### Exercise aim
Below is a listing to write out in full, exactly as given, without its pictures.

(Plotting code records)
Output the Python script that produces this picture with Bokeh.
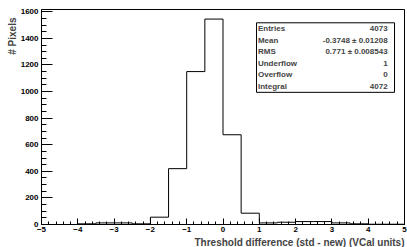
from bokeh.plotting import figure
from bokeh.models import Range1d, SingleIntervalTicker, Title, BoxAnnotation, Label
from bokeh.embed import file_html
from bokeh.resources import INLINE

# histogram data (bin edges and counts)
bin_edges = [-5.0, -4.5, -4.0, -3.5, -3.0, -2.5, -2.0, -1.5, -1.0, -0.5, 0.0,
             0.5, 1.0, 1.5, 2.0, 2.5, 3.0, 3.5, 4.0, 4.5, 5.0]
counts = [0, 0, 5, 12, 12, 5, 55, 420, 1150, 1545, 675,
          85, 12, 17, 22, 22, 12, 5, 2, 2]

stat_names = ["Entries", "Mean", "RMS", "Underflow", "Overflow", "Integral"]
stat_values = ["4073", "-0.3748 \u00b1 0.01208", "0.771 \u00b1 0.008543", "1", "0", "4072"]

x_title = "Threshold difference (std - new) (VCal units)"
y_title = "# Pixels"

FONT = "Liberation Sans"

p = figure(width=407, height=247, x_range=Range1d(-5, 5), y_range=Range1d(0, 1617),
           output_backend="svg", toolbar_location=None,
           min_border_left=41, min_border_right=3, min_border_top=9, min_border_bottom=22)
p.xgrid.visible = False
p.ygrid.visible = False
p.outline_line_color = "black"
p.outline_line_width = 1
p.background_fill_color = "white"
p.border_fill_color = "white"

for ax in (p.xaxis[0], p.yaxis[0]):
    ax.major_tick_out = 0
    ax.minor_tick_out = 0
    ax.major_label_text_font = FONT
    ax.major_label_text_font_style = "bold"
    ax.major_label_text_font_size = "8px"
    ax.major_label_text_color = "black"
    ax.axis_line_color = "black"
    ax.major_tick_line_color = "black"
    ax.minor_tick_line_color = "black"

p.xaxis[0].ticker = SingleIntervalTicker(interval=1, num_minor_ticks=5)
p.xaxis[0].major_tick_in = 6
p.xaxis[0].minor_tick_in = 3
p.xaxis[0].major_label_standoff = 2

p.yaxis[0].ticker = SingleIntervalTicker(interval=200, num_minor_ticks=4)
p.yaxis[0].major_tick_in = 11
p.yaxis[0].minor_tick_in = 5
p.yaxis[0].major_label_standoff = 3

p.add_layout(Title(text=x_title, align="right", text_font=FONT, text_font_style="bold",
                   text_font_size="10px", standoff=0, offset=0), "below")
p.add_layout(Title(text=y_title, align="right", text_font=FONT, text_font_style="bold",
                   text_font_size="10px", standoff=0, offset=8), "left")

# histogram outline
p.step(x=bin_edges, y=counts + [counts[-1]], mode="after", line_color="black", line_width=1)

# statistics box
box_left, box_right, box_top, box_bottom = 0.923, 4.725, 1517, 994
p.add_layout(BoxAnnotation(left=box_left, right=box_right, top=box_top, bottom=box_bottom,
                           fill_color="white", fill_alpha=1, line_color="black",
                           line_width=1, line_alpha=1))
row_h = (box_top - box_bottom) / len(stat_names)
for i, (n, v) in enumerate(zip(stat_names, stat_values)):
    yc = box_top - (i + 0.5) * row_h
    p.add_layout(Label(x=box_left + 0.04, y=yc, text=n, text_font=FONT, text_font_style="bold",
                       text_font_size="8px", text_align="left", text_baseline="middle"))
    p.add_layout(Label(x=box_right - 0.19, y=yc, text=v, text_font=FONT, text_font_style="bold",
                       text_font_size="8px", text_align="right", text_baseline="middle"))

open("out.html", "w").write(file_html(p, INLINE))
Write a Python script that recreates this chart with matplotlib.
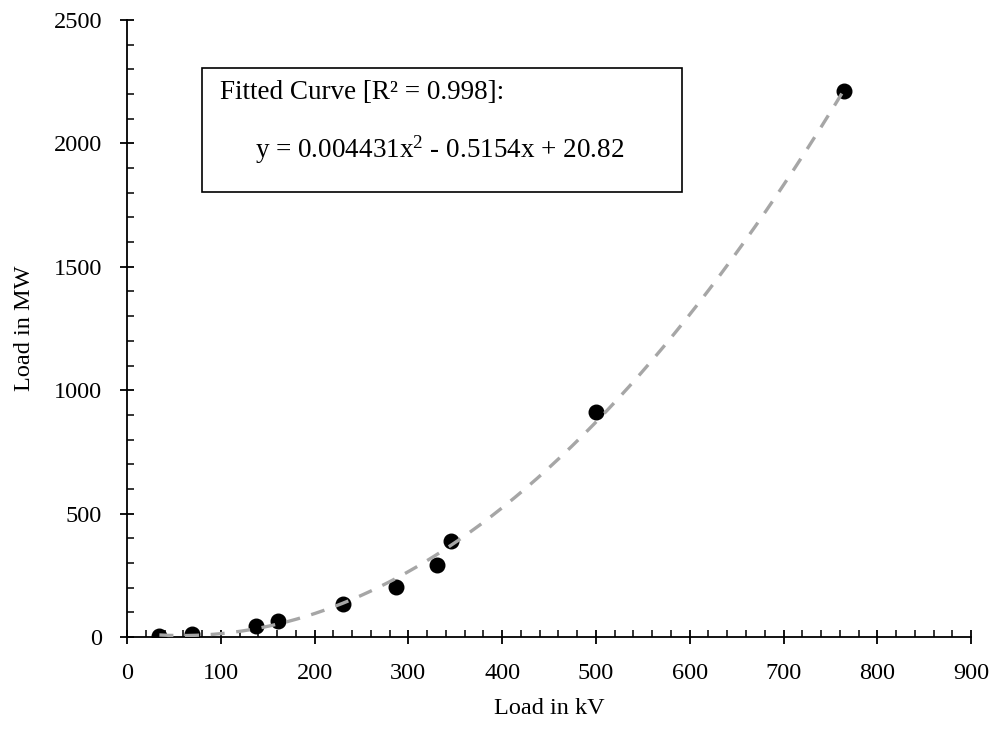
import numpy as np
import matplotlib
matplotlib.use('Agg')
import matplotlib.pyplot as plt
from matplotlib.ticker import MultipleLocator

plt.rcParams['font.family'] = ['Liberation Serif', 'DejaVu Serif']
plt.rcParams['mathtext.fontset'] = 'custom'
plt.rcParams['mathtext.rm'] = 'Liberation Serif'
plt.rcParams['mathtext.it'] = 'Liberation Serif'

# data
kv = [34.5, 69, 138, 161, 230, 287, 330, 345, 500, 765]
mw = [3, 12, 46, 65, 134, 204, 292, 389, 912, 2212]

# fitted curve coefficients (as printed on the chart)
fit_coef = [0.004431, -0.5154, 20.82]
fit_r2 = 0.998

fs = 17.5
fs_box = 19.5

fig = plt.figure(figsize=(9.97, 7.3), dpi=100)
ax = fig.add_axes([0.1274, 0.1274, 0.8466, 0.8452])

ax.scatter(kv, mw, s=110, color='black', zorder=2)
xf = np.linspace(min(kv), max(kv), 300)
ax.plot(xf, np.polyval(fit_coef, xf), color='#A6A6A6', lw=2.4,
        dashes=(4.2, 3.5), zorder=3)

ax.set_xlim(0, 900)
ax.set_ylim(0, 2500)
ax.xaxis.set_major_locator(MultipleLocator(100))
ax.xaxis.set_minor_locator(MultipleLocator(20))
ax.yaxis.set_major_locator(MultipleLocator(500))
ax.yaxis.set_minor_locator(MultipleLocator(100))
ax.tick_params(which='major', direction='inout', length=10, width=1.3,
               labelsize=fs)
ax.tick_params(axis='y', which='major', pad=13)
ax.tick_params(axis='x', which='major', pad=14)
ax.tick_params(which='minor', direction='in', length=5, width=1.1)
for s in ['top', 'right']:
    ax.spines[s].set_visible(False)
for s in ['left', 'bottom']:
    ax.spines[s].set_linewidth(1.3)

ax.set_xlabel('Load in kV', fontsize=fs, labelpad=10)
ax.set_ylabel('Load in MW', fontsize=fs, labelpad=13)

# text box
box = plt.Rectangle((0.089, 0.721), 0.569, 0.201, transform=ax.transAxes,
                    fill=False, edgecolor='black', lw=1.2, zorder=4)
ax.add_patch(box)
ax.text(0.110, 0.883, 'Fitted Curve [R² = %.3f]:' % fit_r2,
        transform=ax.transAxes, fontsize=fs_box, va='center', ha='left')
eq = 'y = %.6fx$^{2}$ - %.4fx + %.2f' % (fit_coef[0], -fit_coef[1], fit_coef[2])
ax.text(0.370, 0.789, eq, transform=ax.transAxes, fontsize=fs_box,
        va='center', ha='center')

fig.savefig('out.png', dpi=100)
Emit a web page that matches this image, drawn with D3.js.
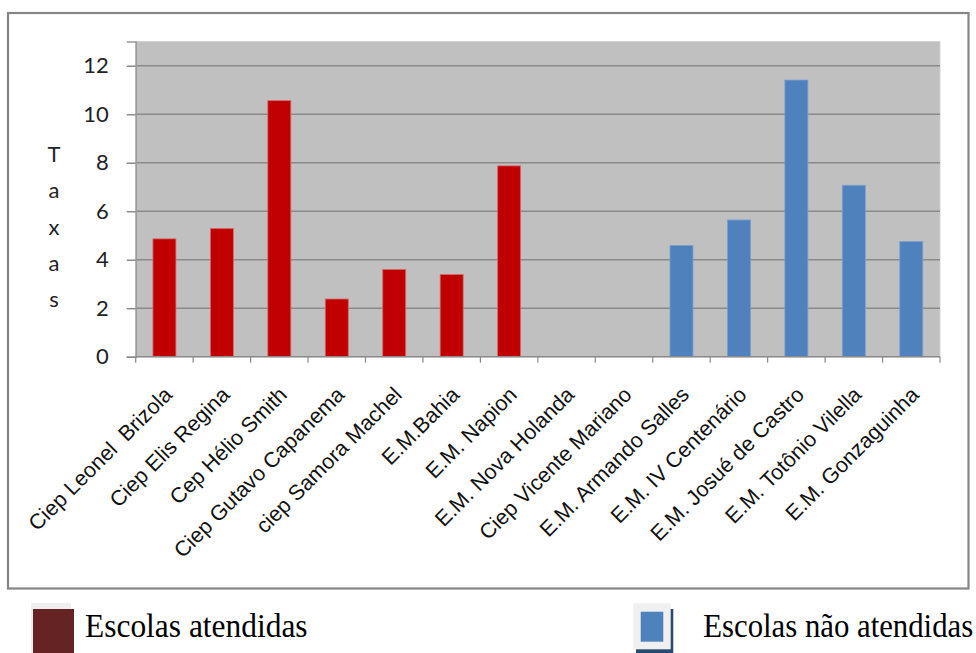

### Answer below
Output the Python script that produces this picture with Bokeh.
from bokeh.plotting import figure
from bokeh.models import Range1d, SingleIntervalTicker, Title, BoxAnnotation, Label
from bokeh.embed import file_html
from bokeh.resources import INLINE

# histogram data (bin edges and counts)
bin_edges = [-5.0, -4.5, -4.0, -3.5, -3.0, -2.5, -2.0, -1.5, -1.0, -0.5, 0.0,
             0.5, 1.0, 1.5, 2.0, 2.5, 3.0, 3.5, 4.0, 4.5, 5.0]
counts = [0, 0, 5, 12, 12, 5, 55, 420, 1150, 1545, 675,
          85, 12, 17, 22, 22, 12, 5, 2, 2]

stat_names = ["Entries", "Mean", "RMS", "Underflow", "Overflow", "Integral"]
stat_values = ["4073", "-0.3748 \u00b1 0.01208", "0.771 \u00b1 0.008543", "1", "0", "4072"]

x_title = "Threshold difference (std - new) (VCal units)"
y_title = "# Pixels"

FONT = "Liberation Sans"

p = figure(width=407, height=247, x_range=Range1d(-5, 5), y_range=Range1d(0, 1617),
           output_backend="svg", toolbar_location=None,
           min_border_left=41, min_border_right=3, min_border_top=9, min_border_bottom=22)
p.xgrid.visible = False
p.ygrid.visible = False
p.outline_line_color = "black"
p.outline_line_width = 1
p.background_fill_color = "white"
p.border_fill_color = "white"

for ax in (p.xaxis[0], p.yaxis[0]):
    ax.major_tick_out = 0
    ax.minor_tick_out = 0
    ax.major_label_text_font = FONT
    ax.major_label_text_font_style = "bold"
    ax.major_label_text_font_size = "8px"
    ax.major_label_text_color = "black"
    ax.axis_line_color = "black"
    ax.major_tick_line_color = "black"
    ax.minor_tick_line_color = "black"

p.xaxis[0].ticker = SingleIntervalTicker(interval=1, num_minor_ticks=5)
p.xaxis[0].major_tick_in = 6
p.xaxis[0].minor_tick_in = 3
p.xaxis[0].major_label_standoff = 2

p.yaxis[0].ticker = SingleIntervalTicker(interval=200, num_minor_ticks=4)
p.yaxis[0].major_tick_in = 11
p.yaxis[0].minor_tick_in = 5
p.yaxis[0].major_label_standoff = 3

p.add_layout(Title(text=x_title, align="right", text_font=FONT, text_font_style="bold",
                   text_font_size="10px", standoff=0, offset=0), "below")
p.add_layout(Title(text=y_title, align="right", text_font=FONT, text_font_style="bold",
                   text_font_size="10px", standoff=0, offset=8), "left")

# histogram outline
p.step(x=bin_edges, y=counts + [counts[-1]], mode="after", line_color="black", line_width=1)

# statistics box
box_left, box_right, box_top, box_bottom = 0.923, 4.725, 1517, 994
p.add_layout(BoxAnnotation(left=box_left, right=box_right, top=box_top, bottom=box_bottom,
                           fill_color="white", fill_alpha=1, line_color="black",
                           line_width=1, line_alpha=1))
row_h = (box_top - box_bottom) / len(stat_names)
for i, (n, v) in enumerate(zip(stat_names, stat_values)):
    yc = box_top - (i + 0.5) * row_h
    p.add_layout(Label(x=box_left + 0.04, y=yc, text=n, text_font=FONT, text_font_style="bold",
                       text_font_size="8px", text_align="left", text_baseline="middle"))
    p.add_layout(Label(x=box_right - 0.19, y=yc, text=v, text_font=FONT, text_font_style="bold",
                       text_font_size="8px", text_align="right", text_baseline="middle"))

open("out.html", "w").write(file_html(p, INLINE))
Write a Python script that recreates this chart with matplotlib.
import numpy as np
import matplotlib
matplotlib.use('Agg')
import matplotlib.pyplot as plt
from matplotlib.ticker import MultipleLocator

plt.rcParams['font.family'] = ['Liberation Serif', 'DejaVu Serif']
plt.rcParams['mathtext.fontset'] = 'custom'
plt.rcParams['mathtext.rm'] = 'Liberation Serif'
plt.rcParams['mathtext.it'] = 'Liberation Serif'

# data
kv = [34.5, 69, 138, 161, 230, 287, 330, 345, 500, 765]
mw = [3, 12, 46, 65, 134, 204, 292, 389, 912, 2212]

# fitted curve coefficients (as printed on the chart)
fit_coef = [0.004431, -0.5154, 20.82]
fit_r2 = 0.998

fs = 17.5
fs_box = 19.5

fig = plt.figure(figsize=(9.97, 7.3), dpi=100)
ax = fig.add_axes([0.1274, 0.1274, 0.8466, 0.8452])

ax.scatter(kv, mw, s=110, color='black', zorder=2)
xf = np.linspace(min(kv), max(kv), 300)
ax.plot(xf, np.polyval(fit_coef, xf), color='#A6A6A6', lw=2.4,
        dashes=(4.2, 3.5), zorder=3)

ax.set_xlim(0, 900)
ax.set_ylim(0, 2500)
ax.xaxis.set_major_locator(MultipleLocator(100))
ax.xaxis.set_minor_locator(MultipleLocator(20))
ax.yaxis.set_major_locator(MultipleLocator(500))
ax.yaxis.set_minor_locator(MultipleLocator(100))
ax.tick_params(which='major', direction='inout', length=10, width=1.3,
               labelsize=fs)
ax.tick_params(axis='y', which='major', pad=13)
ax.tick_params(axis='x', which='major', pad=14)
ax.tick_params(which='minor', direction='in', length=5, width=1.1)
for s in ['top', 'right']:
    ax.spines[s].set_visible(False)
for s in ['left', 'bottom']:
    ax.spines[s].set_linewidth(1.3)

ax.set_xlabel('Load in kV', fontsize=fs, labelpad=10)
ax.set_ylabel('Load in MW', fontsize=fs, labelpad=13)

# text box
box = plt.Rectangle((0.089, 0.721), 0.569, 0.201, transform=ax.transAxes,
                    fill=False, edgecolor='black', lw=1.2, zorder=4)
ax.add_patch(box)
ax.text(0.110, 0.883, 'Fitted Curve [R² = %.3f]:' % fit_r2,
        transform=ax.transAxes, fontsize=fs_box, va='center', ha='left')
eq = 'y = %.6fx$^{2}$ - %.4fx + %.2f' % (fit_coef[0], -fit_coef[1], fit_coef[2])
ax.text(0.370, 0.789, eq, transform=ax.transAxes, fontsize=fs_box,
        va='center', ha='center')

fig.savefig('out.png', dpi=100)
Emit a web page that matches this image, drawn with D3.js.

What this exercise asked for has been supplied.